* [EXERCISE GOAL]
Single out the lines of the material that contain "Output" and copy them.

* [SUPPLIED MATERIAL]
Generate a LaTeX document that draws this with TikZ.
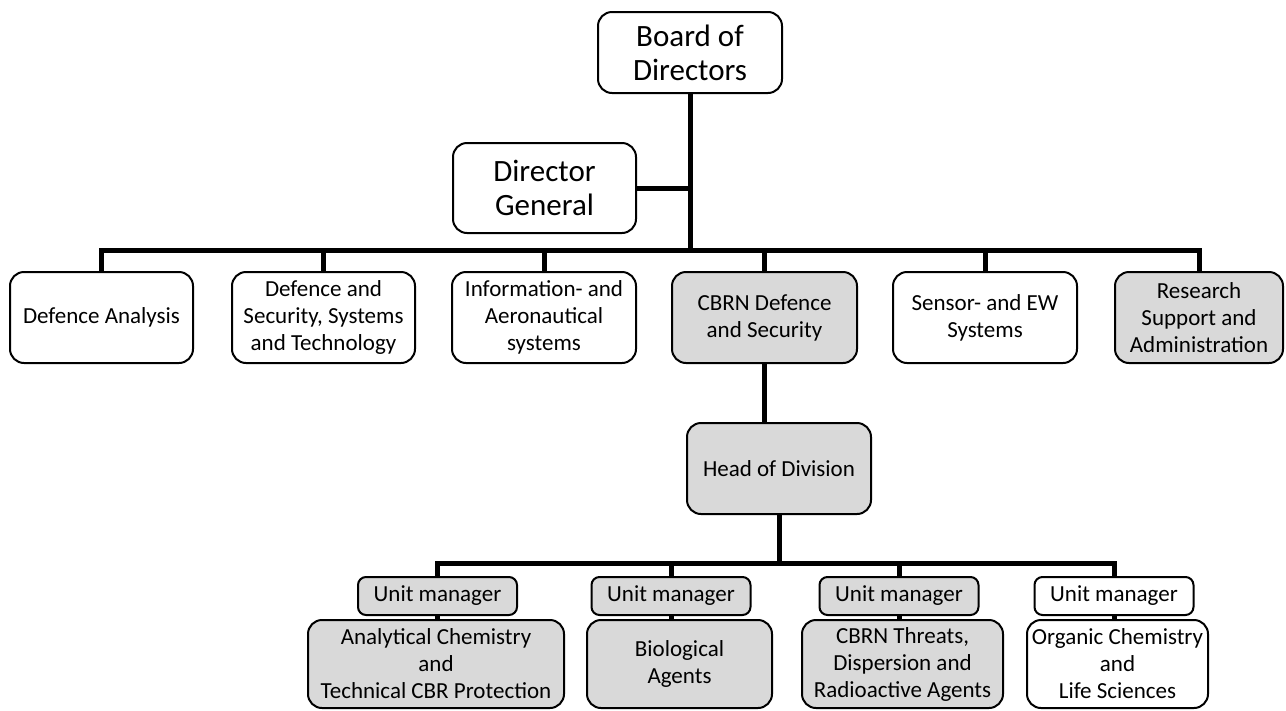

---

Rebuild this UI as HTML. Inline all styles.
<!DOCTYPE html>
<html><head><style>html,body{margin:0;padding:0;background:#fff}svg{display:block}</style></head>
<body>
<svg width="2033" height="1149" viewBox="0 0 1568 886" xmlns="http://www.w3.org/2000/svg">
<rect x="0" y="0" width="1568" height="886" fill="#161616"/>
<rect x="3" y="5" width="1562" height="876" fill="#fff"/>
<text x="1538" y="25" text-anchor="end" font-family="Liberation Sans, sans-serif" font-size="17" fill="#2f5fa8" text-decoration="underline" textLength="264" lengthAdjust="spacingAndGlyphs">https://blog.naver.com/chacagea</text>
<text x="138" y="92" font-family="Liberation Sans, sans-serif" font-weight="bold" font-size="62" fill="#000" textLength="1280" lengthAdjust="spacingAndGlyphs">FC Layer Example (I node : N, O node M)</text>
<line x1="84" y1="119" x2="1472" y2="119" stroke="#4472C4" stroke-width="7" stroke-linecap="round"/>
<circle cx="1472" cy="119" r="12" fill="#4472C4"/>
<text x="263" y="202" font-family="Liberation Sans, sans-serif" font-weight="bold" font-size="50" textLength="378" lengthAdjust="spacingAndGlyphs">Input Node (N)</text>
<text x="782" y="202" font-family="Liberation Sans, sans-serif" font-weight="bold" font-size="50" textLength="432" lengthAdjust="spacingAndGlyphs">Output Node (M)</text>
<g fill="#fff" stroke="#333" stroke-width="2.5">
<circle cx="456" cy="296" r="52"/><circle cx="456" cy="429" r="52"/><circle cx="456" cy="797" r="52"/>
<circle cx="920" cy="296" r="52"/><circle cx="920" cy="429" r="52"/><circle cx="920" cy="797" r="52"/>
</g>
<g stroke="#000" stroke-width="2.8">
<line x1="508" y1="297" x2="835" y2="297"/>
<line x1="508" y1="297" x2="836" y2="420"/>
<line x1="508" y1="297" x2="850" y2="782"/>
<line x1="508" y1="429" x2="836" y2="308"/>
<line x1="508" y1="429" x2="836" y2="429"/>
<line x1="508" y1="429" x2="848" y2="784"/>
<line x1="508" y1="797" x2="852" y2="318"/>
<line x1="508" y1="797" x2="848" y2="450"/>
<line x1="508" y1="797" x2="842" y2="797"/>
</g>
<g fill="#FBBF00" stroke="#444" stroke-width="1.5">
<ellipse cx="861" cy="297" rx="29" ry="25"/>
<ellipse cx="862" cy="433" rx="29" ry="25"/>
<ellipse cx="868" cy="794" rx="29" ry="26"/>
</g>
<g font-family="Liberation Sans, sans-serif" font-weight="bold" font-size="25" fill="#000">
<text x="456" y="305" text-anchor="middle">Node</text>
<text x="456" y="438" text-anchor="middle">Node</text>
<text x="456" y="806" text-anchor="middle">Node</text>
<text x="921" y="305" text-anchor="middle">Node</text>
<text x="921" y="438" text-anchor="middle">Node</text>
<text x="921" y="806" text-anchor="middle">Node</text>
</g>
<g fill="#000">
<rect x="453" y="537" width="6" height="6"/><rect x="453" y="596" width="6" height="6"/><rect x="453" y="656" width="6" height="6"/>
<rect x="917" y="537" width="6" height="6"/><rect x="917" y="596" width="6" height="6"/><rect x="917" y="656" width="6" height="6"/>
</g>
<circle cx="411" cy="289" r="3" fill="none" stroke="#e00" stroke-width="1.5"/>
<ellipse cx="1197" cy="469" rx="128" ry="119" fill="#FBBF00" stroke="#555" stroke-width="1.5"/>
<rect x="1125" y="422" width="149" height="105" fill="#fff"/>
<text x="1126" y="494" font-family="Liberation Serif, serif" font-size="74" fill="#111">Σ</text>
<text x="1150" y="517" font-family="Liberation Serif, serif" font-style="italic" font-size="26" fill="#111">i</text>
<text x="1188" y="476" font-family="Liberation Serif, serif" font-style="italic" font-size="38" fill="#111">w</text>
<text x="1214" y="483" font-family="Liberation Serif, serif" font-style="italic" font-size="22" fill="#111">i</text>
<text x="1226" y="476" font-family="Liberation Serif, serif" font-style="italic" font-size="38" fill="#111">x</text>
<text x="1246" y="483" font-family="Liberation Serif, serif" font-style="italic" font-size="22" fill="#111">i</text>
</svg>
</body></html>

...

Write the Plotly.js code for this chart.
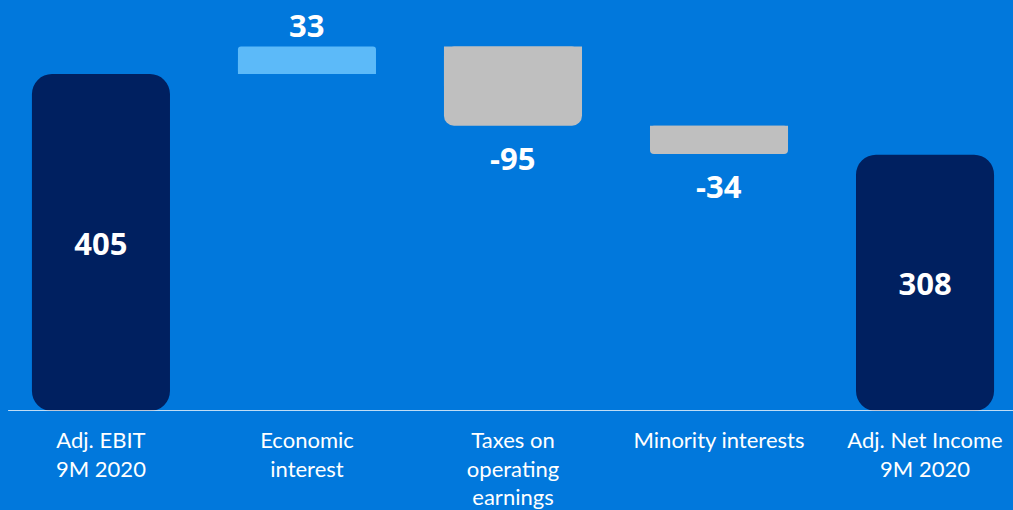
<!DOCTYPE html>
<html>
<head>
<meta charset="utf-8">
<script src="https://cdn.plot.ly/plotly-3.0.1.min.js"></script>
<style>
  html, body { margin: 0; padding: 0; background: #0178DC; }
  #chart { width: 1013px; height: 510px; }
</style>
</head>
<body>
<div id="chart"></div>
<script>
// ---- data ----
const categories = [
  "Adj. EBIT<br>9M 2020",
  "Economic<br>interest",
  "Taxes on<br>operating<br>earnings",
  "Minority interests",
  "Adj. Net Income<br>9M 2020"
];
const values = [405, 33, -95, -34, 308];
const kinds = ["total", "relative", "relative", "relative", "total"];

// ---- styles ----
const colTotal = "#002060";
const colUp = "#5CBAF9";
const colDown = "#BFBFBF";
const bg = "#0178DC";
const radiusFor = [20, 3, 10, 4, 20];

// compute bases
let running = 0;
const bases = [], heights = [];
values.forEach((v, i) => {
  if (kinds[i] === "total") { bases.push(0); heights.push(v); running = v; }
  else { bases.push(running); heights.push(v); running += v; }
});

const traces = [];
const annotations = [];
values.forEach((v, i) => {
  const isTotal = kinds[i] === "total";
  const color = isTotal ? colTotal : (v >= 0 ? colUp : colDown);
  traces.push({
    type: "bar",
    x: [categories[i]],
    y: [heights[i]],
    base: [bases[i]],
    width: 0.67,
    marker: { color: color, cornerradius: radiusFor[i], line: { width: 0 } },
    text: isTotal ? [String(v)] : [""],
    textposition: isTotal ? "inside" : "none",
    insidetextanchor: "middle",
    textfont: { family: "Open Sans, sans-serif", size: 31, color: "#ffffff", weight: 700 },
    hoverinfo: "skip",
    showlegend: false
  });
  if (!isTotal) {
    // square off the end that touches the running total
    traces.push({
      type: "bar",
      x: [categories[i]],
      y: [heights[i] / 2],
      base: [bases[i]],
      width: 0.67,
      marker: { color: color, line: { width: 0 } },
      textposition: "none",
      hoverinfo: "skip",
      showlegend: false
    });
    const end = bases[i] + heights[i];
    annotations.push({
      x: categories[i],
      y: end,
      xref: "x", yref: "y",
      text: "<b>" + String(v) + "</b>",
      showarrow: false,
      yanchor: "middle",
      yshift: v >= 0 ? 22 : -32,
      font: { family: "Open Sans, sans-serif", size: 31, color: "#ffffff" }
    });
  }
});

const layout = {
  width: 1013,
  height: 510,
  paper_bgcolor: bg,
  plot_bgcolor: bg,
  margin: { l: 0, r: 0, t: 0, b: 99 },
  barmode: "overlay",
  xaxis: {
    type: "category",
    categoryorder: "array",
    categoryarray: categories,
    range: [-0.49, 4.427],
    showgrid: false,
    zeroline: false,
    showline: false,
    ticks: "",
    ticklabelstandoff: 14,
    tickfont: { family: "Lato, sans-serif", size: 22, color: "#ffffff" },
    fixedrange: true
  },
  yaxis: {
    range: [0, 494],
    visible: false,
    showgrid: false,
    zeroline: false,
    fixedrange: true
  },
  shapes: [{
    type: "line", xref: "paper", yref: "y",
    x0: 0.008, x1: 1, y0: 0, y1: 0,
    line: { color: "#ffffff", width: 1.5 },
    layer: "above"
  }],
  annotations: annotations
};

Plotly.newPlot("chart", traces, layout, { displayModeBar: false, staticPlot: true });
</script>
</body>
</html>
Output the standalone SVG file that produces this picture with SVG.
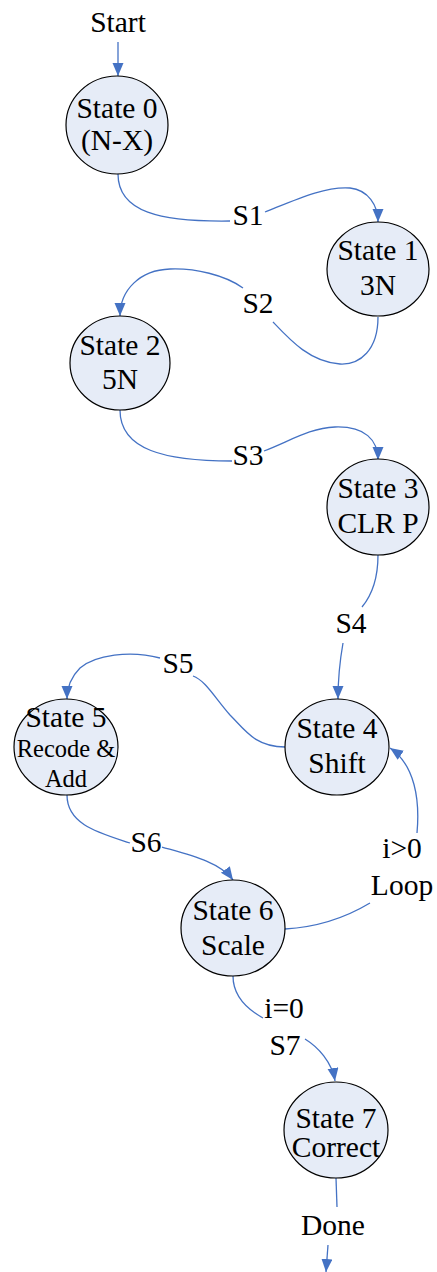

* [WRITTEN ANSWER]
<text x="782" y="202" font-family="Liberation Sans, sans-serif" font-weight="bold" font-size="50" textLength="432" lengthAdjust="spacingAndGlyphs">Output Node (M)</text>
Output the standalone SVG file that produces this picture with SVG.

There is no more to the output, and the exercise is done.